V. ex.ª e a camara sabem perfeitamente que n'este paiz ha uma classe, e uma classe numerosa, que não contribue com cousa alguma, pelo imposto directo, para as despezas publicas.
Esta classe que vive á custa dos rendimentos do orçamento, refiro-me aos possuidores dos titulos da divida publica; (Apoiados.) essa classe, repito, que vive á custados rendimentos do orçamento do estado, que lhes paga religiosamente os juros (Apoiados.) não contribue com cousa alguma nem para a receita nem para a despeza publica, (Apoiados.) e todavia a sociedade portugueza garante a elles, como aos outros, a sua vida, a, sua fortuna, e emfim, todos os direitos de que gosam os cidadãos portuguezes. (Apoiados.)
Nós pagamos de juro da divida publica mais de réis 13.000:000$000 annuaes.
Todos os governos e todos os parlamentos encontrariam á mão um largo meio de receita, tributando os juros da divida publica (Apoiados.) na mesma proporção em que estão tributados os dividendos dos diversos bancos e companhias, (Apoiados.) e assim com um simples traço de penna o governo teria assumido uma receita, proximamente, de 1.800:000$000 réis. (Apoiados.)
Qual é a rasão porque nenhum governo nem nenhum parlamento lança mão d'esta medida? Será porque o capital invertido em emprestimos ao estado possa adquirir perante a sociedade um caracter novo e uma natureza especial que o isente de todos os impostos que pesam sobre todos os outros capitães tão legitimamente adquiridos e sustentados como aquelles?

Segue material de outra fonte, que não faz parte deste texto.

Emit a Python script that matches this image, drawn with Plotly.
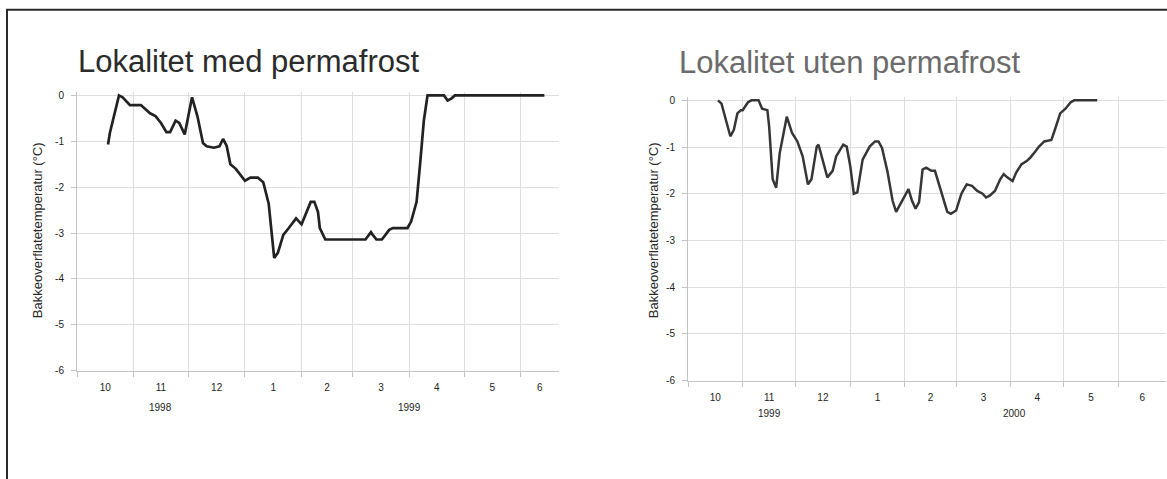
import pandas as pd
import plotly.graph_objects as go

# ---------------- data ----------------
LEFT_TITLE = "Lokalitet med permafrost"
RIGHT_TITLE = "Lokalitet uten permafrost"
Y_TITLE = "Bakkeoverflatetemperatur (°C)"
Y_TICKS = [0, -1, -2, -3, -4, -5, -6]

left_dates = ["1998-10-18", "1998-10-19", "1998-10-24", "1998-10-26", "1998-10-30",
              "1998-11-05", "1998-11-10", "1998-11-13", "1998-11-16", "1998-11-19",
              "1998-11-21", "1998-11-24", "1998-11-26", "1998-11-29", "1998-12-03",
              "1998-12-06", "1998-12-09", "1998-12-11", "1998-12-15", "1998-12-18",
              "1998-12-20", "1998-12-22", "1998-12-24", "1998-12-27", "1999-01-01",
              "1999-01-04", "1999-01-08", "1999-01-11", "1999-01-14", "1999-01-17",
              "1999-01-19", "1999-01-22", "1999-01-25", "1999-01-29", "1999-02-01",
              "1999-02-04", "1999-02-06", "1999-02-08", "1999-02-10", "1999-02-11",
              "1999-02-14", "1999-03-08", "1999-03-11", "1999-03-12", "1999-03-14",
              "1999-03-17", "1999-03-21", "1999-03-23", "1999-03-31", "1999-04-02",
              "1999-04-05", "1999-04-07", "1999-04-09", "1999-04-11", "1999-04-20",
              "1999-04-22", "1999-04-24", "1999-04-26", "1999-06-14"]
left_temp = [-1.07, -0.82, 0.0, -0.04, -0.21,
             -0.21, -0.39, -0.45, -0.6, -0.8,
             -0.8, -0.55, -0.6, -0.85, -0.04,
             -0.46, -1.04, -1.11, -1.14, -1.11,
             -0.95, -1.1, -1.5, -1.6, -1.86,
             -1.79, -1.79, -1.89, -2.36, -3.54,
             -3.43, -3.04, -2.89, -2.68, -2.81,
             -2.54, -2.32, -2.32, -2.54, -2.89,
             -3.14, -3.14, -2.98, -3.04, -3.14,
             -3.14, -2.93, -2.89, -2.89, -2.75,
             -2.32, -1.46, -0.54, 0.0, 0.0,
             -0.11, -0.07, 0.0, 0.0]

right_dates = ["1999-10-18", "1999-10-20", "1999-10-23", "1999-10-25", "1999-10-27",
               "1999-10-29", "1999-10-31", "1999-11-01", "1999-11-04", "1999-11-06",
               "1999-11-10", "1999-11-12", "1999-11-15", "1999-11-16", "1999-11-18",
               "1999-11-20", "1999-11-22", "1999-11-26", "1999-11-29", "1999-12-02",
               "1999-12-05", "1999-12-08", "1999-12-10", "1999-12-13", "1999-12-14",
               "1999-12-17", "1999-12-19", "1999-12-22", "1999-12-24", "1999-12-28",
               "1999-12-30", "2000-01-01", "2000-01-03", "2000-01-05", "2000-01-08",
               "2000-01-12", "2000-01-15", "2000-01-17", "2000-01-19", "2000-01-22",
               "2000-01-25", "2000-01-27", "2000-01-29", "2000-02-02", "2000-02-03",
               "2000-02-05", "2000-02-07", "2000-02-09", "2000-02-11", "2000-02-13",
               "2000-02-16", "2000-02-18", "2000-02-20", "2000-02-23", "2000-02-25",
               "2000-02-27", "2000-03-01", "2000-03-04", "2000-03-07", "2000-03-10",
               "2000-03-13", "2000-03-16", "2000-03-18", "2000-03-20", "2000-03-23",
               "2000-03-26", "2000-03-28", "2000-03-30", "2000-04-02", "2000-04-04",
               "2000-04-07", "2000-04-10", "2000-04-12", "2000-04-15", "2000-04-17",
               "2000-04-20", "2000-04-24", "2000-04-26", "2000-04-29", "2000-05-02",
               "2000-05-05", "2000-05-07", "2000-05-20"]
right_temp = [0.0, -0.07, -0.49, -0.77, -0.63,
              -0.28, -0.21, -0.21, -0.04, 0.0,
              0.0, -0.18, -0.21, -0.56, -1.69,
              -1.87, -1.13, -0.35, -0.7, -0.88,
              -1.2, -1.8, -1.69, -0.99, -0.95,
              -1.41, -1.65, -1.51, -1.2, -0.95,
              -0.99, -1.41, -2.0, -1.97, -1.27,
              -0.99, -0.88, -0.88, -1.02, -1.51,
              -2.15, -2.39, -2.25, -1.94, -1.9,
              -2.15, -2.32, -2.18, -1.48, -1.44,
              -1.51, -1.51, -1.76, -2.18, -2.39,
              -2.43, -2.36, -2.0, -1.8, -1.83,
              -1.94, -2.0, -2.08, -2.04, -1.94,
              -1.69, -1.58, -1.65, -1.73, -1.55,
              -1.37, -1.3, -1.23, -1.09, -0.99,
              -0.88, -0.85, -0.63, -0.28, -0.18,
              -0.04, 0.0, 0.0]

# ---------------- layout helpers ----------------
W, H = 1167, 479
FONT = "Liberation Sans, Arial, sans-serif"

def px_x(p):
    return p / W

def px_y(p):
    return 1 - p / H

LEFT_RANGE = ["1998-10-01", "1999-06-22"]
RIGHT_RANGE = ["1999-10-01", "2000-06-28"]

def month_ticks(rng):
    start = pd.Timestamp(rng[0])
    end = pd.Timestamp(rng[1])
    starts = list(pd.date_range(start, end, freq="MS"))
    mids, labels = [], []
    for i, s in enumerate(starts):
        nxt = starts[i + 1] if i + 1 < len(starts) else min(s + pd.offsets.MonthBegin(1), end)
        mids.append((s + (nxt - s) / 2).strftime("%Y-%m-%d %H:%M"))
        labels.append(str(s.month))
    return [s.strftime("%Y-%m-%d") for s in starts], mids, labels

fig = go.Figure()
fig.add_trace(go.Scatter(x=left_dates, y=left_temp, mode="lines",
                         line=dict(color="#222222", width=2.7),
                         xaxis="x", yaxis="y", showlegend=False, hoverinfo="skip"))
fig.add_trace(go.Scatter(x=right_dates, y=right_temp, mode="lines",
                         line=dict(color="#363636", width=2.5),
                         xaxis="x2", yaxis="y2", showlegend=False, hoverinfo="skip"))

GRID = "#dedede"
AXLINE = "#c4c4c4"
TICKFONT = dict(family=FONT, size=10, color="#1e1e1e")

def xaxis_cfg(rng, domain, anchor):
    starts, mids, labels = month_ticks(rng)
    return dict(type="date", range=rng, domain=domain, anchor=anchor,
                tickmode="array", tickvals=mids, ticktext=labels,
                ticks="outside", ticklen=7, tickcolor="rgba(0,0,0,0)",
                showgrid=False, showline=True, linecolor=AXLINE, linewidth=1,
                tickfont=TICKFONT, zeroline=False, fixedrange=True,
                minor=dict(tickmode="array", tickvals=starts, ticks="outside",
                           ticklen=5, tickcolor=AXLINE, showgrid=True,
                           gridcolor=GRID, gridwidth=1))

def yaxis_cfg(domain, anchor):
    return dict(range=[-6, 0.08], domain=domain, anchor=anchor,
                tickmode="array", tickvals=Y_TICKS, ticktext=[str(v) for v in Y_TICKS],
                ticks="outside", ticklen=5, tickcolor=AXLINE,
                ticklabelstandoff=5,
                showgrid=True, gridcolor=GRID, gridwidth=1,
                showline=True, linecolor=AXLINE, linewidth=1,
                zeroline=False, fixedrange=True, tickfont=TICKFONT)

L_TOP = 95 - 0.08 * (280 / 6)
R_TOP = 100 - 0.08 * (285 / 6)

fig.update_layout(
    width=W, height=H,
    margin=dict(l=0, r=0, t=0, b=0),
    paper_bgcolor="white", plot_bgcolor="white",
    xaxis=xaxis_cfg(LEFT_RANGE, [px_x(77), px_x(559)], "y"),
    yaxis=yaxis_cfg([px_y(375), px_y(L_TOP)], "x"),
    xaxis2=xaxis_cfg(RIGHT_RANGE, [px_x(688), px_x(1166)], "y2"),
    yaxis2=yaxis_cfg([px_y(385), px_y(R_TOP)], "x2"),
    shapes=[dict(type="rect", xref="paper", yref="paper",
                 x0=px_x(7), x1=1.05, y0=-0.05, y1=px_y(8),
                 line=dict(color="#2a2a2a", width=2), fillcolor="rgba(0,0,0,0)")],
)

annotations = [
    dict(text=LEFT_TITLE, xref="paper", yref="paper", x=px_x(76), y=px_y(61),
         xanchor="left", yanchor="middle", showarrow=False,
         font=dict(family=FONT, size=31, color="#2b2b2b")),
    dict(text=RIGHT_TITLE, xref="paper", yref="paper", x=px_x(677), y=px_y(62),
         xanchor="left", yanchor="middle", showarrow=False,
         font=dict(family=FONT, size=31, color="#6b6b6b")),
    dict(text=Y_TITLE, xref="paper", yref="paper", x=px_x(37), y=px_y(232),
         xanchor="center", yanchor="middle", textangle=-90, showarrow=False,
         font=dict(family=FONT, size=13, color="#2a2a2a")),
    dict(text=Y_TITLE, xref="paper", yref="paper", x=px_x(653), y=px_y(232),
         xanchor="center", yanchor="middle", textangle=-90, showarrow=False,
         font=dict(family=FONT, size=13, color="#2a2a2a")),
]

# year labels under the month axis
_, lmids, _ = month_ticks(LEFT_RANGE)
_, rmids, _ = month_ticks(RIGHT_RANGE)
year_labels = [
    ("1998", "x", lmids[1], 412),
    ("1999", "x", "1999-04-01", 412),
    ("1999", "x2", rmids[1], 418),
    ("2000", "x2", "2000-04-03", 418),
]
for txt, xr, xv, ypix in year_labels:
    annotations.append(dict(text=txt, xref=xr, yref="paper", x=xv, y=px_y(ypix),
                            xanchor="center", yanchor="middle", showarrow=False,
                            font=TICKFONT))

fig.update_layout(annotations=annotations)
fig.write_html("out.html")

Não é, de certo; e não é, porque nações mais adiantadas, nações roais cultas e nações igualmente respeitadoras do seu credito e da boa fé dos contratos, tendo dispensado esses titulos primeiramente de todos os impostos, recorreram depois ao meio de os tributar com grande vantagem não só para o estado, mas até para os proprios possuidores dos fundos publicos assim tributados. Porque será que se não lança mão entre nós deste recurso? Porque será que eu mesmo que o aconselho, que o lembro d'este logar, se estivesse actualmente no logar do ministro da fazenda, nem o lembraria, nem o proporia, e havia de recusal-o logo que m'o propozessem? Porque será isto?